In a motion to revoke probation, the decision whether to revoke rests within the discretion of the trial court. Barnett v. State, 615 S.W.2d 220, 222 (Tex. Crim. App. 1981). Even so, this discretion is not absolute. Scamardo v. State, 517 S.W.2d 293, 297 (Tex. Crim. App. 1974). The trial court is not authorized to revoke probation without a showing that the probationer has violated a condition of the probation imposed by the court. DeGay v. State, 741 S.W.2d 445, 449 (Tex. Crim. App. 1987). The burden of proof in a probation revocation hearing is by a preponderance of the evidence. Cobb v. State, 851 S.W.2d 871, 873 (Tex. Crim. App. 1993). An appellant's judicial admission of the violation of the terms of his probation is sufficient evidence to support the revocation of probation. Bush v. State, 506 S.W.2d 603, 605 (Tex. Crim. App. 1974). Violation of a single condition of probation is sufficient to support revocation. Sanchez v. State, 603 S.W.2d 869, 871 (Tex. Crim. App. 1980). And when a motion alleges several violations of probation, the court's order revoking probation will be affirmed if the proof on any one of the allegations is sufficient. Moore v. State, 605 S.W.2d 924, 926 (Tex. Crim. App. 1980).

Policy Argument

Appellant's primary argument on appeal is that the court abused its discretion by failing to consider mitigating circumstances in refusing to maintain Appellant's probation. In his brief, he states the following:

 

By ordering a term of incarceration the court created a negative economic equation. First the victim now has lost their [sic] restitution. Next the taxpayers have incurred an annual expense of $25,000 to $35,000 to incarcerate the individual. In addition the Appellant is using a limited resource since our prisons are close to capacity. Finally more likely than not his family will require governmental assistance during his period of incarceration. As such in measuring the quantity and quality of the violation of probation against the result rendered by the court, the Appellant submits the court abused it's [sic] discretion.

 

Appellant's unique economy vs. incarceration policy argument is supported neither by legal authority, nor by citations to show where the above-described "facts" are present in the record. The rules of appellate procedure require a party to include a discussion of the facts and the authorities relied upon as may be requisite to maintain the point at issue. See Tex. R. App. P. 38.1(h). Points on appeal which are not supported by argument or authority present nothing for review. Farmers Tex. County Mut. Ins. Co. v. Griffin, 868 S.W.2d 861, 870 (Tex. App.- Dallas 1993, writ denied).

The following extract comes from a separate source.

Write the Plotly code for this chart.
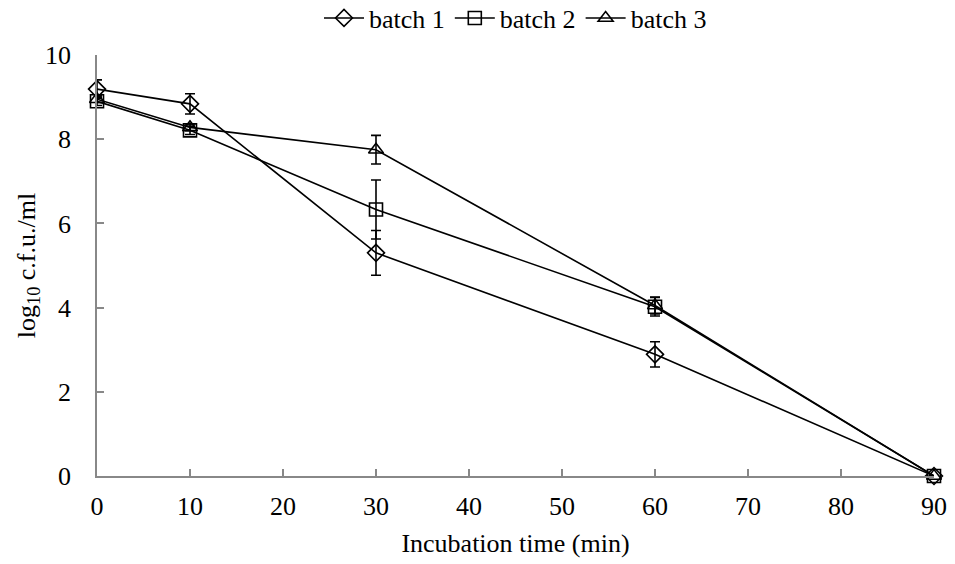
import plotly.graph_objects as go

times = [0, 10, 30, 60, 90]
series_names = ["batch 1", "batch 2", "batch 3"]
batch1 = [9.19, 8.84, 5.30, 2.89, 0.0]
batch1_err = [0.22, 0.24, 0.53, 0.30, 0.0]
batch2 = [8.90, 8.21, 6.33, 4.02, 0.0]
batch2_err = [0.10, 0.10, 0.70, 0.22, 0.0]
batch3 = [8.95, 8.28, 7.75, 4.05, 0.0]
batch3_err = [0.08, 0.08, 0.34, 0.20, 0.0]
symbols = ["diamond-open", "square-open", "triangle-up-open"]
sizes = [13, 13, 13]

fig = go.Figure()
for name, ys, err, sym, sz in zip(series_names, [batch1, batch2, batch3],
                                  [batch1_err, batch2_err, batch3_err], symbols, sizes):
    fig.add_trace(go.Scatter(
        x=times, y=ys, name=name, mode="lines+markers",
        line=dict(color="black", width=1.6),
        marker=dict(symbol=sym, size=sz, color="black", line=dict(width=1.6, color="black")),
        error_y=dict(type="data", array=err, visible=True, color="black", thickness=1.6, width=5),
        cliponaxis=False,
    ))

font_family = "Liberation Serif, Times New Roman, serif"
fs = 26
fig.update_layout(
    width=955, height=564,
    margin=dict(l=97, r=21, t=55, b=88, autoexpand=False),
    paper_bgcolor="white", plot_bgcolor="white",
    font=dict(family=font_family, size=fs, color="black"),
    showlegend=True,
    legend=dict(orientation="h", x=0.5, xanchor="center", yref="container", y=0.968,
                yanchor="middle", font=dict(size=fs), itemwidth=40, tracegroupgap=0),
    xaxis=dict(range=[0, 90], tickvals=[0, 10, 20, 30, 40, 50, 60, 70, 80, 90],
               showline=True, linecolor="#888888", linewidth=1.5,
               ticks="inside", tickcolor="#888888", ticklen=7, tickwidth=1.5,
               showgrid=False, zeroline=False, ticklabelstandoff=6, automargin=False,
               title=dict(text="Incubation time (min)", font=dict(size=fs), standoff=14),
               tickfont=dict(size=fs)),
    yaxis=dict(range=[0, 10], tickvals=[0, 2, 4, 6, 8, 10],
               showline=True, linecolor="#888888", linewidth=1.5,
               ticks="inside", tickcolor="#888888", ticklen=7, tickwidth=1.5,
               showgrid=False, zeroline=False, ticklabelstandoff=19, automargin=False,
               title=dict(text="log<sub>10</sub> c.f.u./ml", font=dict(size=fs), standoff=2),
               tickfont=dict(size=fs)),
)

fig.write_html("out.html")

Sufficiency of the Evidence

The State's motion to revoke probation alleged that Appellant had violated the following condition of his probation: "Commit no offense against the laws of Texas, any other State, or the United States." It also alleged that Appellant had not reported to his probation officer as required, had not paid restitution, and had not abstained from drinking alcohol. At the revocation hearing, Appellant testified that when he was living in Louisiana, he became involved in an altercation with a driver on a Louisiana highway. His wife and child were in the car with him when he collided twice with the other driver's vehicle. The occurrence in question was observed by a Louisiana police officer, who arrested Appellant at the scene. Appellant was subsequently charged with DUI, child endangerment, and criminal damage to property. The DUI and child endangerment charges were dropped, but Appellant admitted that he pleaded guilty to the offense of criminal damage to property. This judicial admission is factually sufficient to support the trial court's discretionary order revoking Appellant's probation.

Accordingly, because there is sufficient evidence to support the revocation, and because Appellant fails to argue or support any other cognizable theory for reversing the revocation, we overrule Appellant's sole issue.

We affirm the judgment of the trial court.

JAMES T. WORTHEN

Chief Justice

 

Opinion delivered March 12, 2003.

Panel consisted of Worthen, C.J. and Griffith, J.